### [STATED TASK]
Take from the listing each line that has the string "matplotlib".

### [SOURCE DATA]
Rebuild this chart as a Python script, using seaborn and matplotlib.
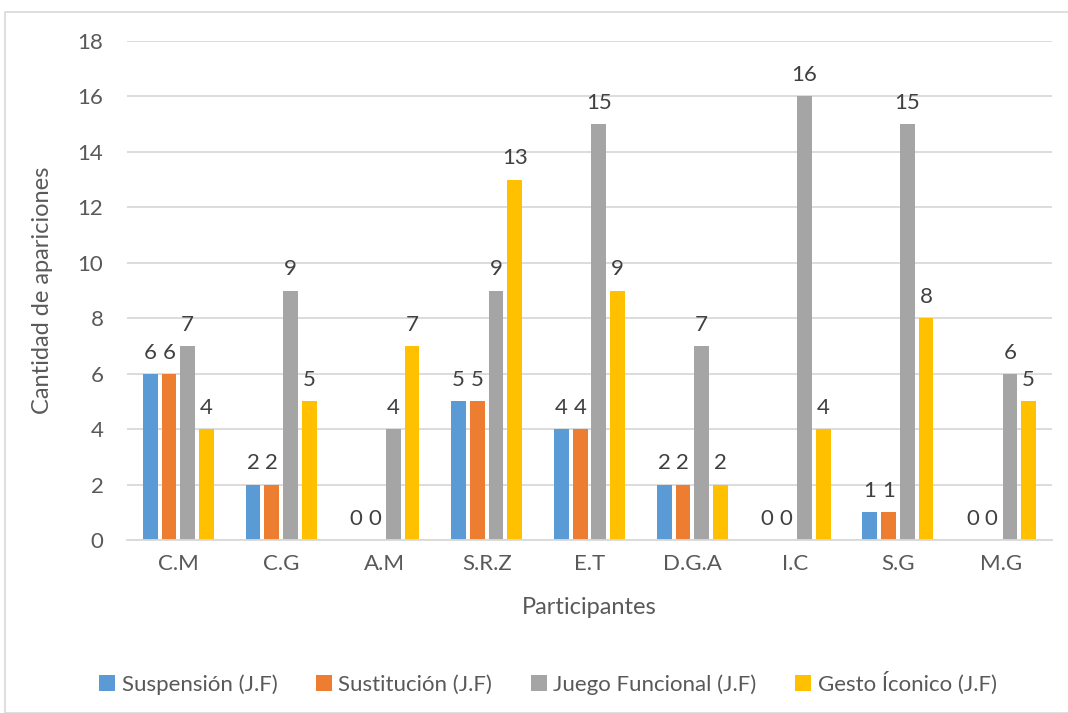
import matplotlib
matplotlib.use("Agg")
import matplotlib.pyplot as plt
from matplotlib.patches import Rectangle, Patch
import seaborn as sns
import pandas as pd

participantes = ["C.M", "C.G", "A.M", "S.R.Z", "E.T", "D.G.A", "I.C", "S.G", "M.G"]
series = ["Suspensión (J.F)", "Sustitución (J.F)", "Juego Funcional (J.F)", "Gesto Íconico (J.F)"]
suspension = [6, 2, 0, 5, 4, 2, 0, 1, 0]
sustitucion = [6, 2, 0, 5, 4, 2, 0, 1, 0]
juego_funcional = [7, 9, 4, 9, 15, 7, 16, 15, 6]
gesto_iconico = [4, 5, 7, 13, 9, 2, 4, 8, 5]
colores = ["#5B9BD5", "#ED7D31", "#A5A5A5", "#FFC000"]

valores = [suspension, sustitucion, juego_funcional, gesto_iconico]
df = pd.DataFrame(
    [(p, s, v) for s, vals in zip(series, valores) for p, v in zip(participantes, vals)],
    columns=["Participantes", "Serie", "Cantidad"],
)

sns.set_theme(style="white")
plt.rcParams["font.family"] = ["Lato", "DejaVu Sans"]
texto = "#595959"
grid = "#D9D9D9"

fig = plt.figure(figsize=(10.68, 7.13), dpi=100)
W, H = 1068, 713
ax = fig.add_axes([127 / W, 1 - 540 / H, (1052 - 127) / W, (540 - 41) / H])

sns.barplot(
    data=df, x="Participantes", y="Cantidad", hue="Serie",
    order=participantes, hue_order=series, palette=colores,
    width=0.728, gap=0.21, saturation=1, legend=False, linewidth=0, ax=ax,
)

ax.set_ylim(0, 18)
ax.set_yticks(range(0, 19, 2))
ax.set_xlim(-0.5, len(participantes) - 0.5)
ax.yaxis.grid(True, color=grid, linewidth=1.3)
ax.set_axisbelow(True)
for side in ["top", "right", "left"]:
    ax.spines[side].set_visible(False)
ax.spines["bottom"].set_color(grid)
ax.spines["bottom"].set_linewidth(1.3)
ax.tick_params(axis="both", length=0, colors=texto, labelsize=16)
ax.tick_params(axis="y", pad=17)
ax.tick_params(axis="x", pad=10)

for cont in ax.containers:
    ax.bar_label(cont, labels=[f"{int(v)}" for v in cont.datavalues],
                 padding=8, fontsize=16, color="#404040")

ax.set_xlabel("Participantes", fontsize=17, color=texto, labelpad=17)
ax.set_ylabel("Cantidad de apariciones", fontsize=17, color=texto, labelpad=18)

handles = [Patch(facecolor=c, edgecolor="none") for c in colores]
fig.legend(handles, series, loc="center", bbox_to_anchor=(548 / W, 1 - 683 / H),
           ncol=4, frameon=False, fontsize=16, labelcolor=texto,
           handlelength=0.7, handleheight=0.7, handletextpad=0.3, columnspacing=1.75)

fig.patches.append(Rectangle((5.5 / W, 0), 1, 1 - 11.5 / H, transform=fig.transFigure,
                             fill=False, edgecolor="#D9D9D9", linewidth=1.2))

fig.savefig("out.png", dpi=100, facecolor="white")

### [SOLVED PROBLEM]
Rebuild this chart as a Python script, using seaborn and matplotlib.
import matplotlib
matplotlib.use("Agg")
import matplotlib.pyplot as plt
from matplotlib.patches import Rectangle, Patch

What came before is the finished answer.